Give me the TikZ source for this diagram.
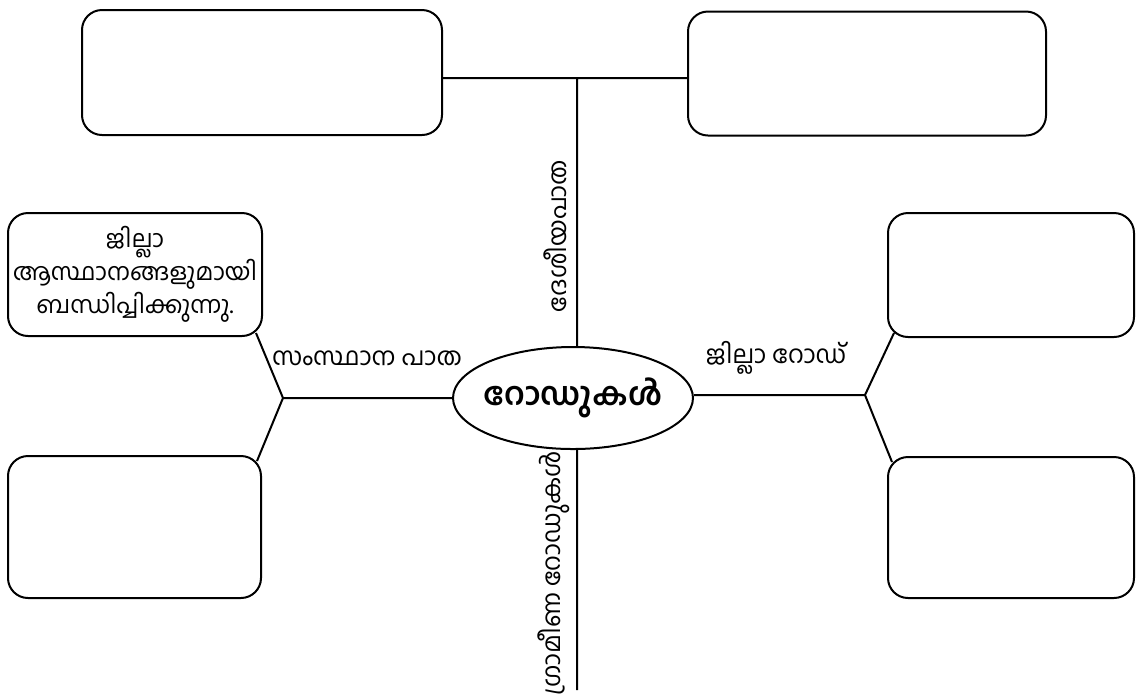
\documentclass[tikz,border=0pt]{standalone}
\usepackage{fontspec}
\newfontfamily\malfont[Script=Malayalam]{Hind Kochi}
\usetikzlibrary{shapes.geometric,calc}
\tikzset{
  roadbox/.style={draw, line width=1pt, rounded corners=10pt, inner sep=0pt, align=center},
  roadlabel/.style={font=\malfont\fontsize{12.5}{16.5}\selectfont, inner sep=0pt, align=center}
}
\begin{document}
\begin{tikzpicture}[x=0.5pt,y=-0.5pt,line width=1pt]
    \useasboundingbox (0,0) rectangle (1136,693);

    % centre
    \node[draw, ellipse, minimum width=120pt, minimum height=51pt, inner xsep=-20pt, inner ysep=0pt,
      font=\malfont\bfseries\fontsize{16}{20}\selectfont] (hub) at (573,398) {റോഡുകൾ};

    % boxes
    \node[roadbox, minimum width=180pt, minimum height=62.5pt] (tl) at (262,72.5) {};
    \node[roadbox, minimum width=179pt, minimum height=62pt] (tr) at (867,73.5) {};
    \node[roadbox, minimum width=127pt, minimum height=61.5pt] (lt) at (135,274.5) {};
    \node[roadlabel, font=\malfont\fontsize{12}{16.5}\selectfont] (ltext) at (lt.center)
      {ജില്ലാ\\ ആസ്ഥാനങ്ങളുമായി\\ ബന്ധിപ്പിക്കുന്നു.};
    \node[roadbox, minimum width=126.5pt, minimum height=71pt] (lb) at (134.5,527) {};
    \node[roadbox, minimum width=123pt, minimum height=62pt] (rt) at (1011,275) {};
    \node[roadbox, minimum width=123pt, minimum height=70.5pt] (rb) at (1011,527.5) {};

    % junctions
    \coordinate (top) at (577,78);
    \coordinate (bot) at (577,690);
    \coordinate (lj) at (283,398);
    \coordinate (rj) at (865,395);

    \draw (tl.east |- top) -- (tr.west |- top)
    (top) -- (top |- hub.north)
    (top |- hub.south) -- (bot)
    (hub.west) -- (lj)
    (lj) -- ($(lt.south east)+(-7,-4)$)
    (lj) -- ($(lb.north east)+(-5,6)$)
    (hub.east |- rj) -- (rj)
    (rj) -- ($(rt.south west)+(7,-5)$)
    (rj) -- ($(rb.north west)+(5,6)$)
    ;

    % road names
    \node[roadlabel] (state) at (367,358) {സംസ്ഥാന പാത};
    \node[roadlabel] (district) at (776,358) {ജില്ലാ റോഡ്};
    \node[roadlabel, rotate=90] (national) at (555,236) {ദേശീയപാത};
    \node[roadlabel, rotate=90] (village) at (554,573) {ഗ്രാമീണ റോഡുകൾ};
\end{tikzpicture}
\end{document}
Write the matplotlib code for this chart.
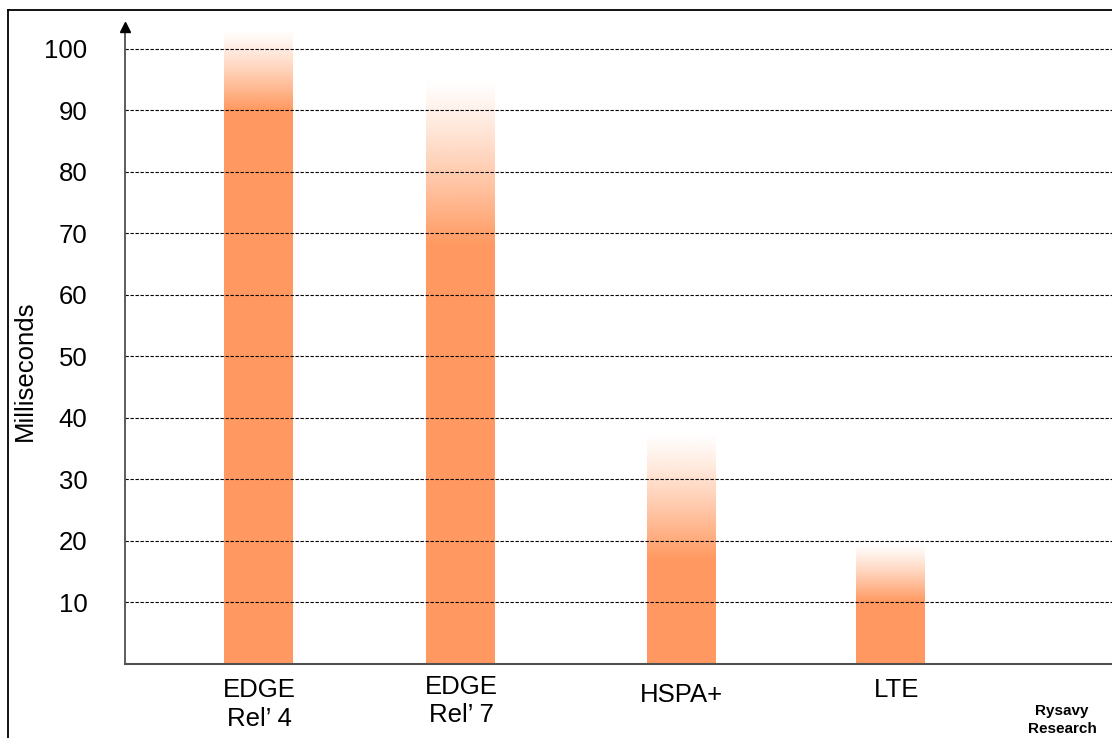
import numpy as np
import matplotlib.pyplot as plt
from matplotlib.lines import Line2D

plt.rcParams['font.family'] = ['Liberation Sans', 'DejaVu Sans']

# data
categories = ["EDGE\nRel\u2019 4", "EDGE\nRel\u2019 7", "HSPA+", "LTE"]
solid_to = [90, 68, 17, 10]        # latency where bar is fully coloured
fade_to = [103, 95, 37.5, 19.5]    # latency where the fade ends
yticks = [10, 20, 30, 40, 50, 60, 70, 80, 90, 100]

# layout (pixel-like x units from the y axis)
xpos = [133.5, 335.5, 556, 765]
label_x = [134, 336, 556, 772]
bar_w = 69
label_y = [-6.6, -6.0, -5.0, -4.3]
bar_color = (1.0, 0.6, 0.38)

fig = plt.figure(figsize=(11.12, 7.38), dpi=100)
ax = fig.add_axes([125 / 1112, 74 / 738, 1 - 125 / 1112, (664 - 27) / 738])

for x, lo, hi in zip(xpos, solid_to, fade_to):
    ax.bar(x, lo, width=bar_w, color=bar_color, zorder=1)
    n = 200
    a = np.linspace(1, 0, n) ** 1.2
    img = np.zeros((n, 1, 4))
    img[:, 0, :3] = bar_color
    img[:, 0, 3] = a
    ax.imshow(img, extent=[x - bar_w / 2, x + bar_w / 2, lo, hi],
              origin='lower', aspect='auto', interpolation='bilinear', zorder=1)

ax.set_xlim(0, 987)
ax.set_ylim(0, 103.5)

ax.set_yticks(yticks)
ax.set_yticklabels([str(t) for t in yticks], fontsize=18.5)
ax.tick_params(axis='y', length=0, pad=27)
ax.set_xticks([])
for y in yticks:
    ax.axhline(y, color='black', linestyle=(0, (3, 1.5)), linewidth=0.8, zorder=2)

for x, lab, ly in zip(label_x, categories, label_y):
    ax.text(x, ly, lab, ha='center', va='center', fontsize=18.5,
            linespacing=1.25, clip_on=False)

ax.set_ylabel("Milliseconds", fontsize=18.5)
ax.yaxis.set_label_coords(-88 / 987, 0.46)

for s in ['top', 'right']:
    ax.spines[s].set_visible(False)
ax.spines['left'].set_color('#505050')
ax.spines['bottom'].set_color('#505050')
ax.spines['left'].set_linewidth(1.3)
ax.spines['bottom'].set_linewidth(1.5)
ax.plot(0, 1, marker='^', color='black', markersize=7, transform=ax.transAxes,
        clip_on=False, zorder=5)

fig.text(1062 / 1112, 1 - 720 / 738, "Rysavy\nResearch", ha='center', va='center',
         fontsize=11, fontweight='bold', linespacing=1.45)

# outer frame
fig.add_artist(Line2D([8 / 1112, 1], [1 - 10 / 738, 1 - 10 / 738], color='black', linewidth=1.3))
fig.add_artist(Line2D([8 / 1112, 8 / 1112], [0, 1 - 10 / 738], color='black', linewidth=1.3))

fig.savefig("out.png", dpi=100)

* * *

■ **TO DO**: What's needed is an exact copy of the lines above from the one with "Write the matplotlib code for this chart." through the one with "80, 90, 100]", both included; the pictures stay out.

■ **WRITTEN SOLUTION**:
Write the matplotlib code for this chart.
import numpy as np
import matplotlib.pyplot as plt
from matplotlib.lines import Line2D

plt.rcParams['font.family'] = ['Liberation Sans', 'DejaVu Sans']

# data
categories = ["EDGE\nRel\u2019 4", "EDGE\nRel\u2019 7", "HSPA+", "LTE"]
solid_to = [90, 68, 17, 10]        # latency where bar is fully coloured
fade_to = [103, 95, 37.5, 19.5]    # latency where the fade ends
yticks = [10, 20, 30, 40, 50, 60, 70, 80, 90, 100]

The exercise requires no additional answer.